▶ **WRITTEN REQUEST**:
Look for the line containing "Convert this chart to matplotlib code." and the line containing "edgecolor=GRID, linewidth=1.2))"; retype them and all lines between, exactly, and leave out the pictures.

▶ **RECORDS TO PROCESS**:
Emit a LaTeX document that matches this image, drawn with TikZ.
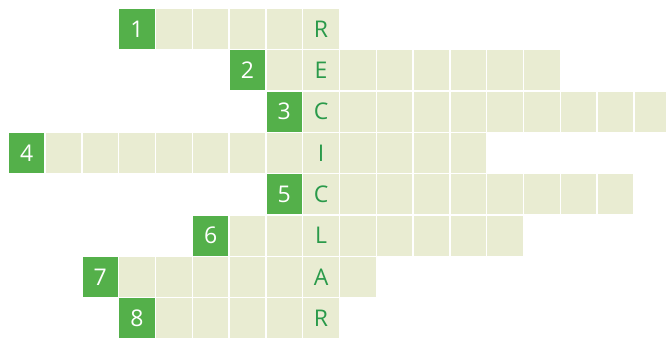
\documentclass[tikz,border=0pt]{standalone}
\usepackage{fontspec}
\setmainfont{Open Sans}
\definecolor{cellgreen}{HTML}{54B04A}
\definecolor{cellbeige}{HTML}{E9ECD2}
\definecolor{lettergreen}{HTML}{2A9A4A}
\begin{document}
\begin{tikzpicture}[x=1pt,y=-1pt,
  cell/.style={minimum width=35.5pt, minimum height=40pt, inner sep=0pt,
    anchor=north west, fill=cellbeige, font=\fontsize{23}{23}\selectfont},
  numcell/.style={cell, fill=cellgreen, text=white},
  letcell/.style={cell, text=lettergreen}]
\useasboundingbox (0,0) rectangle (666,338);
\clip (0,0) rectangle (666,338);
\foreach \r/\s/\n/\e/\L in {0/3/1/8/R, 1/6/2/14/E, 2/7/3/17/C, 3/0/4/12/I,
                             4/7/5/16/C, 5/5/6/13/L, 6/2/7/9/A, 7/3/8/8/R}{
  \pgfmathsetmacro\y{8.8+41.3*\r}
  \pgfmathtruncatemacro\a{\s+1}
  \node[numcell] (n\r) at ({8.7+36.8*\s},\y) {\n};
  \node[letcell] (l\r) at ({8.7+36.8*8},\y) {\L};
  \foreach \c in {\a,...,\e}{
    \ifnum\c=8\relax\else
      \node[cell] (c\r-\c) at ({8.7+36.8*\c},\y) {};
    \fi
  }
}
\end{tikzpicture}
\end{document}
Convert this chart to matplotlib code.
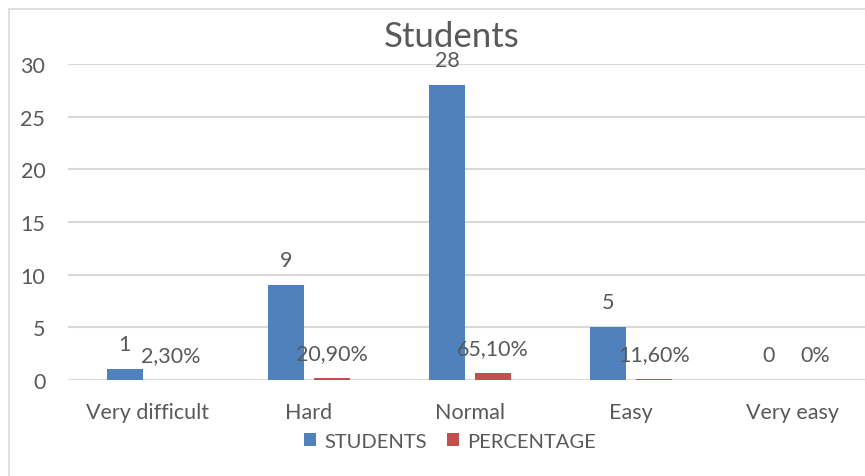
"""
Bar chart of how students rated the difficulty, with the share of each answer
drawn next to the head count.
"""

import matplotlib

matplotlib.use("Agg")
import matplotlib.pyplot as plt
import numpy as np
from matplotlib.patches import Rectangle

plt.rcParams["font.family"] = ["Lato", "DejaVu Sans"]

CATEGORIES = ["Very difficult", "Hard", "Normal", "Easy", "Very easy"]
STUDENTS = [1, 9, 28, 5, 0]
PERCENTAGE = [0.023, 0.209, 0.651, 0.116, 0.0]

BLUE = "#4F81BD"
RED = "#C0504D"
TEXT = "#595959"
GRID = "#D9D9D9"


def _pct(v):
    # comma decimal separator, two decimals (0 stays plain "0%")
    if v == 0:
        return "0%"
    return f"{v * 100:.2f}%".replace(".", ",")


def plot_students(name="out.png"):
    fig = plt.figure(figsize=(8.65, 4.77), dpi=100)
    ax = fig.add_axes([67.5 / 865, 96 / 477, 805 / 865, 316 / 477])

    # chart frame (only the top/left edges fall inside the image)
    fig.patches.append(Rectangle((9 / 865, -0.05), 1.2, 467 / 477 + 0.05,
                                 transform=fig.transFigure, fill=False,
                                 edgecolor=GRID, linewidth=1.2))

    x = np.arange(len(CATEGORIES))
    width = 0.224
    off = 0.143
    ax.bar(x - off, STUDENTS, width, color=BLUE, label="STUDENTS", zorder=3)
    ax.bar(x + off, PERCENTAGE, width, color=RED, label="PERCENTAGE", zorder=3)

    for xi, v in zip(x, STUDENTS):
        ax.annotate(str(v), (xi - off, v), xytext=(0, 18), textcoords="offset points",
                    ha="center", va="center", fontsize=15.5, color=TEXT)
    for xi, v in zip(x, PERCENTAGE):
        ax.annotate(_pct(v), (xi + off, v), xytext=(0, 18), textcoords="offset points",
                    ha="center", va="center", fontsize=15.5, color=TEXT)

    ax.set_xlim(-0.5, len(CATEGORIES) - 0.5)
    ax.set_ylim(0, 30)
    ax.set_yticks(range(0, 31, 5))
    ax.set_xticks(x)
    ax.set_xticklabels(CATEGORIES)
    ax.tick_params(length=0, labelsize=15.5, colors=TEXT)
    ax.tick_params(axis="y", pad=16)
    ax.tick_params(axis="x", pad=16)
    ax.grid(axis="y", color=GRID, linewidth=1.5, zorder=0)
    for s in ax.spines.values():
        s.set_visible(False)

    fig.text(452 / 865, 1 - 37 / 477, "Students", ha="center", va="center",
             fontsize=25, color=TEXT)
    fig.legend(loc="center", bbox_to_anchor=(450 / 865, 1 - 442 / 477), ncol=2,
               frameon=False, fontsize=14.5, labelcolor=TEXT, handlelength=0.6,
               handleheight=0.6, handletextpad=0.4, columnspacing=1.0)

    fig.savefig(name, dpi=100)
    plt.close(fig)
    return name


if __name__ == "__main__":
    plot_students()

▶ **SOLUTION TO THIS PROBLEM**:
Convert this chart to matplotlib code.
"""
Bar chart of how students rated the difficulty, with the share of each answer
drawn next to the head count.
"""

import matplotlib

matplotlib.use("Agg")
import matplotlib.pyplot as plt
import numpy as np
from matplotlib.patches import Rectangle

plt.rcParams["font.family"] = ["Lato", "DejaVu Sans"]

CATEGORIES = ["Very difficult", "Hard", "Normal", "Easy", "Very easy"]
STUDENTS = [1, 9, 28, 5, 0]
PERCENTAGE = [0.023, 0.209, 0.651, 0.116, 0.0]

BLUE = "#4F81BD"
RED = "#C0504D"
TEXT = "#595959"
GRID = "#D9D9D9"


def _pct(v):
    # comma decimal separator, two decimals (0 stays plain "0%")
    if v == 0:
        return "0%"
    return f"{v * 100:.2f}%".replace(".", ",")


def plot_students(name="out.png"):
    fig = plt.figure(figsize=(8.65, 4.77), dpi=100)
    ax = fig.add_axes([67.5 / 865, 96 / 477, 805 / 865, 316 / 477])

    # chart frame (only the top/left edges fall inside the image)
    fig.patches.append(Rectangle((9 / 865, -0.05), 1.2, 467 / 477 + 0.05,
                                 transform=fig.transFigure, fill=False,
                                 edgecolor=GRID, linewidth=1.2))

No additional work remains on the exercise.